■ COLLECTED MATERIAL
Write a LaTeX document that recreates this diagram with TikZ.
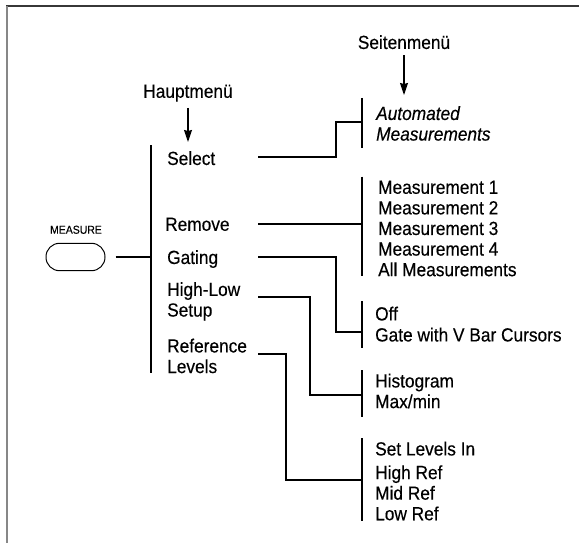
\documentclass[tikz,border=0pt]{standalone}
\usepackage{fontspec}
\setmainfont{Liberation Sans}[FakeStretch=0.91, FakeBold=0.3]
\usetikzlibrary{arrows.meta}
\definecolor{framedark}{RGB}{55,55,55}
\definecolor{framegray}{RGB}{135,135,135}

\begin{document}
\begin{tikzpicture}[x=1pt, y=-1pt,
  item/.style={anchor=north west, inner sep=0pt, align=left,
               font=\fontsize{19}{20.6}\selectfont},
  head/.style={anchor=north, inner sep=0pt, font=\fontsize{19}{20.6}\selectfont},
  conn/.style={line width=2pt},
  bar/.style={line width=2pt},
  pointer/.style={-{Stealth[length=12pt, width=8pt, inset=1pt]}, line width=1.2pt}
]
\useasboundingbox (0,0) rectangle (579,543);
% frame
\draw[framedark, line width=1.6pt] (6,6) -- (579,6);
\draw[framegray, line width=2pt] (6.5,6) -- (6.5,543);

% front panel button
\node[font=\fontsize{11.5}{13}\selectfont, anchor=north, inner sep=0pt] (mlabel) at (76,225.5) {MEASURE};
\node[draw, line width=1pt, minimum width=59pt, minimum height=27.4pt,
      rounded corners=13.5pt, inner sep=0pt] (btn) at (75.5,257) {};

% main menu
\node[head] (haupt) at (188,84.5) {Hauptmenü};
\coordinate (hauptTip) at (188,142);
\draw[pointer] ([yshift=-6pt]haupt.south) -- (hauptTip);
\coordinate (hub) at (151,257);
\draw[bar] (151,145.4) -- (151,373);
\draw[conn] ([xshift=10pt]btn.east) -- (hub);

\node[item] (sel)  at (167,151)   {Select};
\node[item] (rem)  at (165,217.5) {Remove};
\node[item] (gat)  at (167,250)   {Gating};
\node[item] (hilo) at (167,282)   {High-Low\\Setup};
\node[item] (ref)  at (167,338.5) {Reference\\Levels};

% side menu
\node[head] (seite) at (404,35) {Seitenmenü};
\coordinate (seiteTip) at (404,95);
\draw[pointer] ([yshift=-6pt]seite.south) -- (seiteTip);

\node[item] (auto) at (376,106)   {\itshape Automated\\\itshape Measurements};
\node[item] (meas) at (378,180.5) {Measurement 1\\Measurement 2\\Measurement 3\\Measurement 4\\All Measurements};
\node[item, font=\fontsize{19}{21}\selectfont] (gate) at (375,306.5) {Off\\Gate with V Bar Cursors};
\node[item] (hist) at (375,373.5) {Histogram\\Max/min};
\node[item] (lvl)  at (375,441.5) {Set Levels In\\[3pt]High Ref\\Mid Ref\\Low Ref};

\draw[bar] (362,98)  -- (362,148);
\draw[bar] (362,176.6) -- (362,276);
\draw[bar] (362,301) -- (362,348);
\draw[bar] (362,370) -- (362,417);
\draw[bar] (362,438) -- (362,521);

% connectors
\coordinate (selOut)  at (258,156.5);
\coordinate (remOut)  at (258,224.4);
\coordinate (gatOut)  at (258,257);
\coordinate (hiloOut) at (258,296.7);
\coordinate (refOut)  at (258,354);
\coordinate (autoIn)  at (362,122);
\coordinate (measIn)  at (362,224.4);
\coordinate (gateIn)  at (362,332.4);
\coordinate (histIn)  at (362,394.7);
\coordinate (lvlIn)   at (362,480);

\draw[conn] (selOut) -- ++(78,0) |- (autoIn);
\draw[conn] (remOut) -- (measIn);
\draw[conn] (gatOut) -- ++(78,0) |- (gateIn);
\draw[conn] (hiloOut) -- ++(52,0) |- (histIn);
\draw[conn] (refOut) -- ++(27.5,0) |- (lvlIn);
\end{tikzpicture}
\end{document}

■ INSTRUCTIONS TO FOLLOW
Without the pictures, please reproduce each line of the listing above exactly, from the first one through the line bearing "([xshift=10pt]btn.east) -- (hub);".

■ SOLUTION TO THIS PROBLEM
Write a LaTeX document that recreates this diagram with TikZ.
\documentclass[tikz,border=0pt]{standalone}
\usepackage{fontspec}
\setmainfont{Liberation Sans}[FakeStretch=0.91, FakeBold=0.3]
\usetikzlibrary{arrows.meta}
\definecolor{framedark}{RGB}{55,55,55}
\definecolor{framegray}{RGB}{135,135,135}

\begin{document}
\begin{tikzpicture}[x=1pt, y=-1pt,
  item/.style={anchor=north west, inner sep=0pt, align=left,
               font=\fontsize{19}{20.6}\selectfont},
  head/.style={anchor=north, inner sep=0pt, font=\fontsize{19}{20.6}\selectfont},
  conn/.style={line width=2pt},
  bar/.style={line width=2pt},
  pointer/.style={-{Stealth[length=12pt, width=8pt, inset=1pt]}, line width=1.2pt}
]
\useasboundingbox (0,0) rectangle (579,543);
% frame
\draw[framedark, line width=1.6pt] (6,6) -- (579,6);
\draw[framegray, line width=2pt] (6.5,6) -- (6.5,543);

% front panel button
\node[font=\fontsize{11.5}{13}\selectfont, anchor=north, inner sep=0pt] (mlabel) at (76,225.5) {MEASURE};
\node[draw, line width=1pt, minimum width=59pt, minimum height=27.4pt,
      rounded corners=13.5pt, inner sep=0pt] (btn) at (75.5,257) {};

% main menu
\node[head] (haupt) at (188,84.5) {Hauptmenü};
\coordinate (hauptTip) at (188,142);
\draw[pointer] ([yshift=-6pt]haupt.south) -- (hauptTip);
\coordinate (hub) at (151,257);
\draw[bar] (151,145.4) -- (151,373);
\draw[conn] ([xshift=10pt]btn.east) -- (hub);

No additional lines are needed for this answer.